Memory problem with Python

Mon Jun 18 15:45:30 EDT 2007

Squzer Crawler wrote:
> On Jun 18, 11:06 am, "sor... at gmail.com" <sor... at gmail.com> wrote:
>> On Jun 17, 8:51 pm, Squzer Crawler <Squ... at gmail.com> wrote:
>>
>>> i am developing distributed environment in my college using Python. I
>>> am using therads in client for downloading wepages. Even though i am
>>> reusing the thread, memory usage get increased.
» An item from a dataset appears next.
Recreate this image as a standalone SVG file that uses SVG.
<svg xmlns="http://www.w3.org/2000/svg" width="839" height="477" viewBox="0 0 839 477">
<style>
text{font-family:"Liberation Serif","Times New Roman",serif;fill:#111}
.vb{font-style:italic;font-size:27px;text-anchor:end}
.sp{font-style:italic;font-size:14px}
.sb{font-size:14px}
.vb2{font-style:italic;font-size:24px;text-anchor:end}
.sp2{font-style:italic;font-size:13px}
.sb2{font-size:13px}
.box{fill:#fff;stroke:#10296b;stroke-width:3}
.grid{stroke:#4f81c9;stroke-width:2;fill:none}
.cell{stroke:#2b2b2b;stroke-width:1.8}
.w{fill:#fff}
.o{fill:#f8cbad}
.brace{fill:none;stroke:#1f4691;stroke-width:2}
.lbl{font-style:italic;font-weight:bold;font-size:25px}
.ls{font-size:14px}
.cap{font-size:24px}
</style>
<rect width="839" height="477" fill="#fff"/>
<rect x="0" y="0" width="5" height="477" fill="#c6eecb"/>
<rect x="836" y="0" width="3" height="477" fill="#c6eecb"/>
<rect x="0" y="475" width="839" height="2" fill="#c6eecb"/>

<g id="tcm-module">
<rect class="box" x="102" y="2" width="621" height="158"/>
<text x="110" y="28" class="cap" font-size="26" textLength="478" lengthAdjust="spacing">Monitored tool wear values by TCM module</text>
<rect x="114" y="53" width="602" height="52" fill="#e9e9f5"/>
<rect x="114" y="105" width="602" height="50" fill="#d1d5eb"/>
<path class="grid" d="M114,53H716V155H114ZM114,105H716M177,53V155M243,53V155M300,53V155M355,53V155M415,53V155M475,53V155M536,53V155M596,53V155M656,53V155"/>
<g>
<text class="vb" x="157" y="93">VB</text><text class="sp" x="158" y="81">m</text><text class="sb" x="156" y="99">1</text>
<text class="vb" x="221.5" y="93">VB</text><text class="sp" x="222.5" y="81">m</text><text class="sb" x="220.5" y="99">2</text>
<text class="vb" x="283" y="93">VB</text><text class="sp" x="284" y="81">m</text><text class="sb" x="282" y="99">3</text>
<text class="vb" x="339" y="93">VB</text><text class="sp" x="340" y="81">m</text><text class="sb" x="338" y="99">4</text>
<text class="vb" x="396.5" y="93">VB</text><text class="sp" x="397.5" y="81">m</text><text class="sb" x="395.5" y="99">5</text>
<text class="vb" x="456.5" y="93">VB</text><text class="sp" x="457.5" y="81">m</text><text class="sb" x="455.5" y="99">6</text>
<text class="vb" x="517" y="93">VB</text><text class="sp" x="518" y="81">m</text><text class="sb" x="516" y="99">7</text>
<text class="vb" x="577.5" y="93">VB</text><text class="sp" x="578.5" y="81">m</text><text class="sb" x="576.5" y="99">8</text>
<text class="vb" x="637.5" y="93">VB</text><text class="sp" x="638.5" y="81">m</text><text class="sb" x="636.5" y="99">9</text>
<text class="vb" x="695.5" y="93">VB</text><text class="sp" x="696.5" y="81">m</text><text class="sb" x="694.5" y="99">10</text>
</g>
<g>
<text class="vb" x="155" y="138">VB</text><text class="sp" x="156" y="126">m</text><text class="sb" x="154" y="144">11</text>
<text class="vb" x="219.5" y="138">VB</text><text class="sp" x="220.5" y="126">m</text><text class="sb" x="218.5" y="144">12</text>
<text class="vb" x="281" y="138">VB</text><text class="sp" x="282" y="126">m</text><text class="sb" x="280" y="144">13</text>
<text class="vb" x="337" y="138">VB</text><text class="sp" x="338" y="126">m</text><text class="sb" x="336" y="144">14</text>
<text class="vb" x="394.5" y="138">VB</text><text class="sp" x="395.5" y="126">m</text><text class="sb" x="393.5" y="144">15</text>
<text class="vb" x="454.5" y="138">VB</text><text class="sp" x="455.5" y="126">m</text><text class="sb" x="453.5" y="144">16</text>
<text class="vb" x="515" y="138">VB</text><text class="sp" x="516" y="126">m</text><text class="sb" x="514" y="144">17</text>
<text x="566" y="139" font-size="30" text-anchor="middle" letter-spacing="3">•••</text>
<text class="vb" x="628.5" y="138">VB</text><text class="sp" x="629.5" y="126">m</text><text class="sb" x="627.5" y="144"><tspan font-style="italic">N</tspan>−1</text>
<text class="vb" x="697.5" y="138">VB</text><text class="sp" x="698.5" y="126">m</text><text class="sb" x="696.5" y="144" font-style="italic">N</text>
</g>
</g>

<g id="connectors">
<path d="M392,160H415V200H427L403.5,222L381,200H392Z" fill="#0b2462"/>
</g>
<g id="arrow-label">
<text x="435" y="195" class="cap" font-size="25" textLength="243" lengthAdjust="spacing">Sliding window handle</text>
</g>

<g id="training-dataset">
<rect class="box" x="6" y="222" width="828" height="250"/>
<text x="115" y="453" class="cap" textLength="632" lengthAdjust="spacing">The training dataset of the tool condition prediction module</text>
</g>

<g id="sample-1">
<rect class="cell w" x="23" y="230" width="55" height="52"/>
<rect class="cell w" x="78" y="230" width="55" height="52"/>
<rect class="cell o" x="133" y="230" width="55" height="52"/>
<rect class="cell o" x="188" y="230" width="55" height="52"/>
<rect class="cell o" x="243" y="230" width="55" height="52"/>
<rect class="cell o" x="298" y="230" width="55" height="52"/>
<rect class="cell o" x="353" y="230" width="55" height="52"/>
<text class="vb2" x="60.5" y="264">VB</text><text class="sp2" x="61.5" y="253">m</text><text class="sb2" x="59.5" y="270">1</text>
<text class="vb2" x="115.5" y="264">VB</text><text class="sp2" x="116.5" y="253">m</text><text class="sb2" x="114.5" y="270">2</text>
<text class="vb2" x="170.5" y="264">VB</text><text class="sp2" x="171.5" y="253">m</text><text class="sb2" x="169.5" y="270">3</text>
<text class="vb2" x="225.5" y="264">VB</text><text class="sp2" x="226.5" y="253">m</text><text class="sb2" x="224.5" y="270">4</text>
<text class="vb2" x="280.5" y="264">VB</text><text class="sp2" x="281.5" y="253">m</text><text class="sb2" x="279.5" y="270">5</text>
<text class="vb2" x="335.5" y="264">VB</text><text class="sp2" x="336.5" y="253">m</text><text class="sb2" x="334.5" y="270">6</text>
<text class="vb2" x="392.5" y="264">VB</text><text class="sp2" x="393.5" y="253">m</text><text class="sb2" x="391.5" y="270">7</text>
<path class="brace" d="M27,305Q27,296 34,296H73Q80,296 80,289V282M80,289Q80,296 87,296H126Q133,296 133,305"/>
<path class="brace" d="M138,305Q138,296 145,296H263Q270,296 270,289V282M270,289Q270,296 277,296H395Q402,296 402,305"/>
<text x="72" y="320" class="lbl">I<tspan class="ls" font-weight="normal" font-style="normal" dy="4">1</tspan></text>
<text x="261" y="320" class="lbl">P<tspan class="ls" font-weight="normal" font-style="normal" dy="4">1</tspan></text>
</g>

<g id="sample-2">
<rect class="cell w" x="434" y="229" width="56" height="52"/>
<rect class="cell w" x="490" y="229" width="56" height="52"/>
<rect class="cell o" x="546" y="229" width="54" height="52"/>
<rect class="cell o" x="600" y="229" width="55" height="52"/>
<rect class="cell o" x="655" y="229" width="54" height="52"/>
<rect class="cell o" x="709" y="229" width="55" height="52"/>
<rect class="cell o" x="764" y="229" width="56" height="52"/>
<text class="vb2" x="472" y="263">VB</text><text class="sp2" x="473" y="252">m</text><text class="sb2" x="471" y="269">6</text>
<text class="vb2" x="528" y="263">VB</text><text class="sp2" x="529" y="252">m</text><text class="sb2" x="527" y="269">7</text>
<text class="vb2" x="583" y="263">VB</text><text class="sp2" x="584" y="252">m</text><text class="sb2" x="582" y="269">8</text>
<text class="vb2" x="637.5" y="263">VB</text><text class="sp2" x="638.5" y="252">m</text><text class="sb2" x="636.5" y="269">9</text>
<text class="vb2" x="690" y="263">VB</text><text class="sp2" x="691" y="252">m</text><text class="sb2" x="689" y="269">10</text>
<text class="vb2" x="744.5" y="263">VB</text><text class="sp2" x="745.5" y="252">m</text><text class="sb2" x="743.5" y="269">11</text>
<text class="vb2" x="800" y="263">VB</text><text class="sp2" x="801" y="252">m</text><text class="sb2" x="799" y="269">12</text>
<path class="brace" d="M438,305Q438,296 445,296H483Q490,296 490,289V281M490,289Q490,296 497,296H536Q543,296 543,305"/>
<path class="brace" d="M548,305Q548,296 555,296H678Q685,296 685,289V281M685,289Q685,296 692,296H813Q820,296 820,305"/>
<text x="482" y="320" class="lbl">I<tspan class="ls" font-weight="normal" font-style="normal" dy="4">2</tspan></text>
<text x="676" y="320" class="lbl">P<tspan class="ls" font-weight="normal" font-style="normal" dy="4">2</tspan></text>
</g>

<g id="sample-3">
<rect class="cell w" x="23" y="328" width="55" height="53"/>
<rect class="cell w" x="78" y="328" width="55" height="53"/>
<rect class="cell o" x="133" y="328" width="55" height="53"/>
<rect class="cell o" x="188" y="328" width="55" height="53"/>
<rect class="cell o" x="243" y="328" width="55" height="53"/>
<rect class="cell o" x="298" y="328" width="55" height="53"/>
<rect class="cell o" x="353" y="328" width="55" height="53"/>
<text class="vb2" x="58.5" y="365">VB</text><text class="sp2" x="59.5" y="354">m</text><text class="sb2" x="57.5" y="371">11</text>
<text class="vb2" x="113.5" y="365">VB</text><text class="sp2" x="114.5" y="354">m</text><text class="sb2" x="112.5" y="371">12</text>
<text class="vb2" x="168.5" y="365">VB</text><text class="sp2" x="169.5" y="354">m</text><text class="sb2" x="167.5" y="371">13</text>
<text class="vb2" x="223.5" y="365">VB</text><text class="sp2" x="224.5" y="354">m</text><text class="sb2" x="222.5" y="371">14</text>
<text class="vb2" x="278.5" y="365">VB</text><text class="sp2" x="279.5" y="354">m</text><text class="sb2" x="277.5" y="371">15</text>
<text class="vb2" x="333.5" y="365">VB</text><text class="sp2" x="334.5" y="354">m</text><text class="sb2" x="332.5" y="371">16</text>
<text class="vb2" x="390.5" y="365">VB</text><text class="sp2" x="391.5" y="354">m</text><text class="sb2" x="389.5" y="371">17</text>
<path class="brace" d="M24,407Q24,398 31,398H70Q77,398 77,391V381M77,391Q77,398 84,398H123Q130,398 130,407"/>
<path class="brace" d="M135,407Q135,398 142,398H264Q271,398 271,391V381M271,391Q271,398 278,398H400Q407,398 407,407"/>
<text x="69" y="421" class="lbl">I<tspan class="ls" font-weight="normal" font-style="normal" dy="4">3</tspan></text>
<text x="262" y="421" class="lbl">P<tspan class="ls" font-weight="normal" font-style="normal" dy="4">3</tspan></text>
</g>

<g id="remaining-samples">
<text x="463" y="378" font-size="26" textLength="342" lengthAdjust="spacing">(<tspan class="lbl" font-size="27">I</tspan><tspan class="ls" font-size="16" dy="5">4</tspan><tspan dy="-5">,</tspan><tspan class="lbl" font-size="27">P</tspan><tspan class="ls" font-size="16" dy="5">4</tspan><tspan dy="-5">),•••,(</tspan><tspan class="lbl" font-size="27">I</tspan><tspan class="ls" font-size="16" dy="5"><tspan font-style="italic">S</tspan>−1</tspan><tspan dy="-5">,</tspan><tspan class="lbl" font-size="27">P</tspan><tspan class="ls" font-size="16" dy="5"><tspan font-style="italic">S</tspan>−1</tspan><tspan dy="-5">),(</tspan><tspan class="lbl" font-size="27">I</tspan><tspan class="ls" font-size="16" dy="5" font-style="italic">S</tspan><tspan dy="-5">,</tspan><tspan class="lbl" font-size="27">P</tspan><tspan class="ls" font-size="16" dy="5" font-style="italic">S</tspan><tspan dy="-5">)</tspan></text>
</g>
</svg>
I don know why.? I am
>>> using BerkelyDB for URLQueue, BeautifulShop for Parsing the webpages.
>>       Isn't the increased memory resulted from storing the already
>> processed pages?
>>
>>       Look first at all places where your code instantiates new
>> objects - and make sure you don't keep references to such objects that
>> are not needed anymore.
>>
>>       Also, reusing threads has nothing to do with saving memory - but
>> with saving on thread creation time, if I understand your problem
>> description.
> 
> what about the cyclic reference.. can i use GC in my program..
> 
> if so, please tell me how to implement.. i am calling the gc.collect()
> at the enf of the fetching.. Will it reduce my program speed. Else in
> which way i can call it..?

Garbage collection should happen automatically as long as you are 
deleting references to objects you no longer need.  If gc.garbage isn't 
empty, then you have unbreakable reference cycles.  It seems more 
likely, as soring at gmail says, that you are keeping copies of the things 
you already parsed in memory.

What you can do (if you aren't able to find the bug) is have a wrapper 
program that repeatedly starts up your url fetcher via os.system(). 
Then have your url fetcher close itself down every few hours.

  - Josiah